*RAW DATA*.
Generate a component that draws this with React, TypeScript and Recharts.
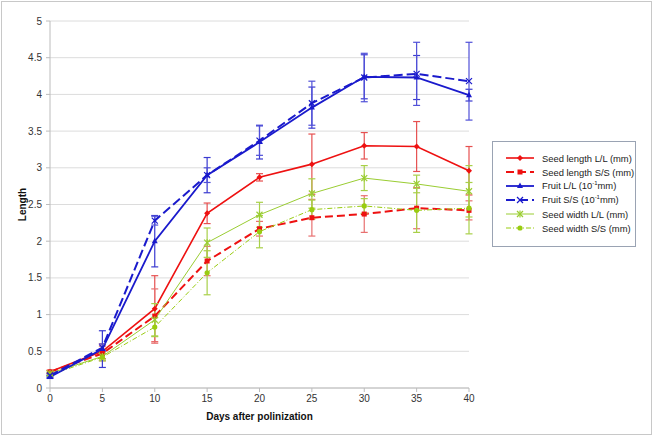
import React from 'react'
import { LineChart, Line, XAxis, YAxis, CartesianGrid, ErrorBar, Label } from 'recharts'

const days = [0, 5, 10, 15, 20, 25, 30, 35, 40]
const yTicks = [0, 0.5, 1, 1.5, 2, 2.5, 3, 3.5, 4, 4.5, 5]

const seedLengthLL = [0.22, 0.5, 1.08, 2.38, 2.87, 3.05, 3.3, 3.29, 2.96]
const seedLengthLLErr = [0.02, 0.1, 0.45, 0.14, 0.05, 0.41, 0.18, 0.34, 0.33]
const seedLengthSS = [0.22, 0.47, 0.98, 1.73, 2.17, 2.32, 2.37, 2.45, 2.42]
const seedLengthSSErr = [0.02, 0.1, 0.37, 0.2, 0.1, 0.25, 0.25, 0.28, 0.13]
const fruitLL = [0.15, 0.53, 2.0, 2.9, 3.35, 3.82, 4.24, 4.23, 3.99]
const fruitLLErr = [0.02, 0.25, 0.35, 0.24, 0.23, 0.28, 0.3, 0.3, 0.08]
const fruitSS = [0.17, 0.55, 2.28, 2.9, 3.37, 3.88, 4.23, 4.28, 4.18]
const fruitSSErr = [0.02, 0.05, 0.06, 0.1, 0.2, 0.3, 0.33, 0.43, 0.53]
const seedWidthLL = [0.2, 0.43, 0.93, 1.98, 2.36, 2.65, 2.86, 2.78, 2.68]
const seedWidthLLErr = [0.03, 0.05, 0.22, 0.2, 0.17, 0.2, 0.17, 0.12, 0.35]
const seedWidthSS = [0.18, 0.42, 0.83, 1.57, 2.13, 2.43, 2.48, 2.42, 2.45]
const seedWidthSSErr = [0.03, 0.05, 0.13, 0.3, 0.22, 0.13, 0.1, 0.3, 0.35]

const series = [
  { key: 'sLL', name: 'Seed length L/L (mm)', values: seedLengthLL, errs: seedLengthLLErr, color: '#ee1111', errColor: '#e65050', width: 1.6, dash: undefined, marker: 'diamond' },
  { key: 'sSS', name: 'Seed length S/S (mm)', values: seedLengthSS, errs: seedLengthSSErr, color: '#ee1111', errColor: '#e87070', width: 2, dash: '8 4', marker: 'square' },
  { key: 'wLL', name: 'Seed width L/L (mm)', values: seedWidthLL, errs: seedWidthLLErr, color: '#9acd32', errColor: '#a8d048', width: 1, dash: undefined, marker: 'star' },
  { key: 'wSS', name: 'Seed width S/S (mm)', values: seedWidthSS, errs: seedWidthSSErr, color: '#99cc11', errColor: '#a8d048', width: 1, dash: '5 2 1 2', marker: 'circle' },
  { key: 'fLL', name: 'Fruit L/L', values: fruitLL, errs: fruitLLErr, color: '#1a1acc', errColor: '#3a3ad0', width: 1.8, dash: undefined, marker: 'triangle' },
  { key: 'fSS', name: 'Fruit S/S', values: fruitSS, errs: fruitSSErr, color: '#1a1acc', errColor: '#5050d8', width: 2, dash: '9 4', marker: 'cross' },
]

const legendOrder = ['sLL', 'sSS', 'fLL', 'fSS', 'wLL', 'wSS']

const data = days.map((day, i) => {
  const row: Record<string, number> = { day }
  series.forEach((s) => {
    row[s.key] = s.values[i]
    row[s.key + 'Err'] = s.errs[i]
  })
  return row
})

const MarkerShape = ({ cx, cy, shape, color }: { cx: number; cy: number; shape: string; color: string }) => {
  switch (shape) {
    case 'diamond':
      return <polygon points={`${cx},${cy - 3} ${cx + 3},${cy} ${cx},${cy + 3} ${cx - 3},${cy}`} fill={color} />
    case 'square':
      return <rect x={cx - 2.5} y={cy - 2.5} width={5} height={5} fill={color} />
    case 'triangle':
      return <polygon points={`${cx},${cy - 3.5} ${cx + 3},${cy + 2} ${cx - 3},${cy + 2}`} fill={color} />
    case 'cross':
      return (
        <g stroke={color} strokeWidth={1.2}>
          <line x1={cx - 3} y1={cy - 3} x2={cx + 3} y2={cy + 3} />
          <line x1={cx - 3} y1={cy + 3} x2={cx + 3} y2={cy - 3} />
        </g>
      )
    case 'star':
      return (
        <g stroke={color} strokeWidth={1.2}>
          <line x1={cx - 3} y1={cy - 3} x2={cx + 3} y2={cy + 3} />
          <line x1={cx - 3} y1={cy + 3} x2={cx + 3} y2={cy - 3} />
          <line x1={cx} y1={cy - 3.5} x2={cx} y2={cy + 3.5} />
        </g>
      )
    default:
      return <circle cx={cx} cy={cy} r={2.6} fill={color} />
  }
}

const LegendBox = () => (
  <div
    style={{
      position: 'absolute',
      left: 492,
      top: 141,
      width: 142,
      height: 104,
      border: '1px solid #9aa3b3',
      background: '#fff',
      fontFamily: '"Liberation Sans", Arial, sans-serif',
      fontSize: 9.4,
      color: '#222',
    }}
  >
    {legendOrder.map((k, i) => {
      const s = series.find((x) => x.key === k)!
      const isFruit = k === 'fLL' || k === 'fSS'
      return (
        <div key={k} style={{ position: 'absolute', left: 12, top: 9 + i * 14, height: 14, display: 'flex', alignItems: 'center', whiteSpace: 'nowrap' }}>
          <svg width={30} height={10} style={{ marginRight: 7 }}>
            <line x1={1} y1={5} x2={29} y2={5} stroke={s.color} strokeWidth={s.width} strokeDasharray={s.dash} />
            <MarkerShape cx={15} cy={5} shape={s.marker} color={s.color} />
          </svg>
          {isFruit ? (
            <span>
              {k === 'fLL' ? 'Fruit L/L' : 'Fruit S/S'} (10<sup style={{ fontSize: 6 }}>-1</sup>mm)
            </span>
          ) : (
            <span>{s.name}</span>
          )}
        </div>
      )
    })}
  </div>
)

export default function App() {
  const tickStyle = { fontSize: 10, fill: '#333', fontFamily: '"Liberation Sans", Arial, sans-serif' }
  return (
    <div style={{ position: 'absolute', left: 0, top: 0, width: 656, height: 437, background: '#fff' }}>
      <div style={{ position: 'absolute', left: 1, top: 1, width: 649, height: 432, border: '1px solid #c8c8c8' }} />
      <LineChart width={656} height={437} data={data} margin={{ top: 21, right: 187, bottom: 0, left: 0 }}>
        <CartesianGrid vertical={false} stroke="#dcdcdc" />
        <XAxis
          dataKey="day"
          type="number"
          domain={[0, 40]}
          ticks={days}
          height={49}
          tick={tickStyle}
          tickSize={4}
          tickMargin={3}
          stroke="#bcbcbc"
          interval={0}
        >
          <Label
            value="Days after polinization"
            position="insideBottom"
            offset={17}
            style={{ fontSize: 10, fontWeight: 'bold', fill: '#111', fontFamily: '"Liberation Sans", Arial, sans-serif' }}
          />
        </XAxis>
        <YAxis
          type="number"
          domain={[0, 5]}
          ticks={yTicks}
          width={50}
          tick={tickStyle}
          tickSize={4}
          tickMargin={4}
          stroke="#bcbcbc"
          interval={0}
        >
          <Label
            value="Length"
            angle={-90}
            position="insideLeft"
            offset={22}
            style={{ fontSize: 10, fontWeight: 'bold', fill: '#111', textAnchor: 'middle', fontFamily: '"Liberation Sans", Arial, sans-serif' }}
          />
        </YAxis>
        {series.map((s) => (
          <Line
            key={s.key}
            dataKey={s.key}
            name={s.name}
            type="linear"
            stroke={s.color}
            strokeWidth={s.width}
            strokeDasharray={s.dash}
            isAnimationActive={false}
            dot={(p: any) => (
              <MarkerShape key={`${s.key}-${p.index}`} cx={p.cx} cy={p.cy} shape={s.marker} color={s.color} />
            )}
            activeDot={false}
          >
            <ErrorBar dataKey={s.key + 'Err'} width={3.5} strokeWidth={1.2} stroke={s.errColor} direction="y" isAnimationActive={false} />
          </Line>
        ))}
      </LineChart>
      <LegendBox />
    </div>
  )
}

*DO THIS*. Set down again, exactly, the lines of the material above from its first line to the one with "3.5, 4, 4.5, 5]", inclusive. Leave the pictures out.

*ANSWER TO THE PROBLEM*.
Generate a component that draws this with React, TypeScript and Recharts.
import React from 'react'
import { LineChart, Line, XAxis, YAxis, CartesianGrid, ErrorBar, Label } from 'recharts'

const days = [0, 5, 10, 15, 20, 25, 30, 35, 40]
const yTicks = [0, 0.5, 1, 1.5, 2, 2.5, 3, 3.5, 4, 4.5, 5]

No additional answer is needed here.